What happens is that when people start to look at data, it brings multiagency working together. It brings about holistic thinking and holistic working…. But the other thing is, you make data available to people and you give it to them in an understandable form. I think that's where it's really fantastic; it's really empowering.
Not just a database, but a network of users
The Intelligence Observatory also contacted potential partners to establish ways in which collaboration and information sharing would benefit them. Collaborations evolved over time. By 2017 the Observatory had hundreds of registered users and was populated with data provided by the council itself and by a variety of agencies including the English Partnerships, NHS, ONS, Regional and National Government, local partnerships and emergency services.
The Observatory became an important resource for internal use of the council, for healthcare providers and for third sector organizations that used the intelligence to concentrate their efforts in the areas that had a greater need.

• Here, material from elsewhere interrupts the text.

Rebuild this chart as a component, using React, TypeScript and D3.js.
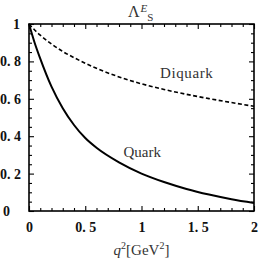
// @ts-nocheck
import * as d3 from "d3"
import { useEffect, useRef } from "react"
import * as React from "react"

// q^2 in GeV^2
const q2 = [0, 0.05, 0.1, 0.2, 0.3, 0.4, 0.5, 0.6, 0.8, 1.0, 1.2, 1.4, 1.6, 1.8, 2.0]
const quark = [1, 0.9, 0.815, 0.665, 0.55, 0.46, 0.39, 0.338, 0.26, 0.2, 0.155, 0.118, 0.088, 0.063, 0.043]
const diquark = [1, 0.968, 0.94, 0.893, 0.853, 0.82, 0.79, 0.763, 0.717, 0.68, 0.65, 0.624, 0.601, 0.58, 0.56]

const xTicks = [0, 0.5, 1, 1.5, 2]
const xTickLabels = ["0", "0. 5", "1", "1. 5", "2"]
const yTicks = [0, 0.2, 0.4, 0.6, 0.8, 1]
const yTickLabels = ["0", "0. 2", "0. 4", "0. 6", "0. 8", "1"]

const W = 273
const H = 261
const margin = { top: 24, right: 19, bottom: 50, left: 29 }
const font = "'Liberation Serif', 'DejaVu Serif', serif"

function buildSVG(node: SVGSVGElement) {
  const svg = d3.select(node)
  svg.selectAll("*").remove()

  const x = d3.scaleLinear().domain([0, 2]).range([margin.left, W - margin.right])
  const y = d3.scaleLinear().domain([0, 1]).range([H - margin.bottom, margin.top])

  const xMinor = d3.range(0, 2.0001, 0.1).filter(v => Math.abs(v * 2 - Math.round(v * 2)) > 1e-6)
  const yMinor = d3.range(0, 1.0001, 0.05).filter(v => Math.abs(v * 5 - Math.round(v * 5)) > 1e-6)

  const styleAxis = g => {
    g.select(".domain").remove()
    g.selectAll("line").attr("stroke", "#000").attr("stroke-width", 1.1)
  }

  // minor ticks, all four sides, pointing inward
  svg.append("g").attr("transform", `translate(0,${y(0)})`)
    .call(d3.axisBottom(x).tickValues(xMinor).tickSize(-3).tickFormat(() => ""))
    .call(styleAxis)
  svg.append("g").attr("transform", `translate(0,${y(1)})`)
    .call(d3.axisTop(x).tickValues(xMinor).tickSize(-3).tickFormat(() => ""))
    .call(styleAxis)
  svg.append("g").attr("transform", `translate(${x(0)},0)`)
    .call(d3.axisLeft(y).tickValues(yMinor).tickSize(-3).tickFormat(() => ""))
    .call(styleAxis)
  svg.append("g").attr("transform", `translate(${x(2)},0)`)
    .call(d3.axisRight(y).tickValues(yMinor).tickSize(-3).tickFormat(() => ""))
    .call(styleAxis)

  // major ticks with labels
  const xb = svg.append("g").attr("transform", `translate(0,${y(0)})`)
    .call(d3.axisBottom(x).tickValues(xTicks).tickSize(-5).tickPadding(11)
      .tickFormat((d, i) => xTickLabels[i]))
    .call(styleAxis)
  xb.selectAll("text").attr("font-family", font).attr("font-size", 14)
    .attr("font-weight", "bold").attr("fill", "#111")

  svg.append("g").attr("transform", `translate(0,${y(1)})`)
    .call(d3.axisTop(x).tickValues(xTicks).tickSize(-5).tickFormat(() => ""))
    .call(styleAxis)

  const yl = svg.append("g").attr("transform", `translate(${x(0)},0)`)
    .call(d3.axisLeft(y).tickValues(yTicks).tickSize(-5).tickPadding(6)
      .tickFormat((d, i) => yTickLabels[i]))
    .call(styleAxis)
  yl.selectAll("text").attr("font-family", font).attr("font-size", 14)
    .attr("font-weight", "bold").attr("fill", "#111")
    .attr("text-anchor", "start")
    .attr("x", d => d === 0 ? -26 : d === 1 ? -16 : -29)

  svg.append("g").attr("transform", `translate(${x(2)},0)`)
    .call(d3.axisRight(y).tickValues(yTicks).tickSize(-5).tickFormat(() => ""))
    .call(styleAxis)

  // frame
  svg.append("rect")
    .attr("x", x(0)).attr("y", y(1))
    .attr("width", x(2) - x(0)).attr("height", y(0) - y(1))
    .attr("fill", "none").attr("stroke", "#000").attr("stroke-width", 1.6)

  const line = d3.line<number>()
    .x((d, i) => x(q2[i]))
    .y(d => y(d))
    .curve(d3.curveMonotoneX)

  svg.append("path").datum(quark)
    .attr("d", line).attr("fill", "none")
    .attr("stroke", "#000").attr("stroke-width", 2)

  svg.append("path").datum(diquark)
    .attr("d", line).attr("fill", "none")
    .attr("stroke", "#000").attr("stroke-width", 1.6)
    .attr("stroke-dasharray", "4,2.5")

  // curve labels
  svg.append("text").attr("x", x(0.84)).attr("y", 157)
    .attr("font-family", font).attr("font-size", 15).attr("fill", "#333")
    .text("Quark")
  svg.append("text").attr("x", x(1.165)).attr("y", 78)
    .attr("font-family", font).attr("font-size", 15).attr("fill", "#333")
    .attr("letter-spacing", 0.6)
    .text("Diquark")

  // title  Λ^E_S
  const title = svg.append("text").attr("x", 128).attr("y", 17)
    .attr("font-family", font).attr("fill", "#333")
  title.append("tspan").attr("font-size", 16).text("Λ")
  title.append("tspan").attr("font-size", 11).attr("font-style", "italic")
    .attr("dx", 1).attr("dy", -5).text("E")
  title.append("tspan").attr("font-size", 11)
    .attr("dx", 0).attr("dy", 9).text("S")

  // x-axis title  q^2[GeV^2]
  const xt = svg.append("text").attr("x", x(1)).attr("y", 255)
    .attr("text-anchor", "middle")
    .attr("font-family", font).attr("font-size", 15).attr("fill", "#333")
  xt.append("tspan").attr("font-style", "italic").text("q")
  xt.append("tspan").attr("font-size", 10).attr("dy", -6).text("2")
  xt.append("tspan").attr("dy", 6).text("[GeV")
  xt.append("tspan").attr("font-size", 10).attr("dy", -6).text("2")
  xt.append("tspan").attr("dy", 6).text("]")
}

export default function App() {
  const ref = useRef<SVGSVGElement>(null)
  useEffect(() => {
    buildSVG(ref.current)
  }, [])
  return (
    <svg ref={ref} width={W} height={H}
      style={{ position: "absolute", left: 0, top: 0, background: "#fff" }} />
  )
}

Civic groups also relied on evidence from the observatory to provide justification of need when requesting resources, lobbying for change, or responding to consultations related to their areas of expertise.
The Committee was concerned at the risk to the Council, both to its reputation and financially, which could arise from poor decision making due to Service Groups no longer being able to access the data interpretation and analysis skills currently provided by the Intelligence Observatory…
…The Council, in association with its partners, developed the Smart Data Hub which would continue to supply, via its website, the statistical data produced by the Research Team. Staff around the Council have the necessary skills to produce and analyse such data and that they should be encouraged to expand and share these capabilities.
Now, let’s make it officially smart
After running for 15 years, the Observatory was closed in 2017. Economic austerity made spending cuts necessary and the Observatory was expensive. However, the council found a smart way to build on its legacy. A public-private coalition was in the process of developing a strong and largely privately-funded smart city ecosystem, so data infrastructures that could provide the same functionality of the observatory were readily available. Data from the observatory was transferred to a smart data hub at no cost to the council.
Smart: not a silver bullet, but still pretty good!
If the city council had not remained engaged through the process, the culture of inclusive, data-driven collaboration that had been developed over fifteen years could have been lost as a result of the smart migration from the old-fashioned observatory into the smart data hub. Although all the original data was still available, the move from the public ownershipto an entrepreneurial smart city hub put the contacts and communities that had been developed by the council’s intelligence team at risk. The new data hub had been developed with knowledge-economy businesses and start- ups in mind. The engineers in charge did not have the training or institutional culture required to communicate with local government officers and community groups.
Fortunately, the council was aware of the risk and worked with the smart city team. The smart city developers were encouraged to understand the council’s ways of working and got in touch with other users of the observatory so they could develop interfaces and practices suited to their needs. As such, the new smart infrastructures were not just a place to archive old data, but benefited from fifteen years of accumulated experience from the council’s intelligence officers and their formal and informal networks.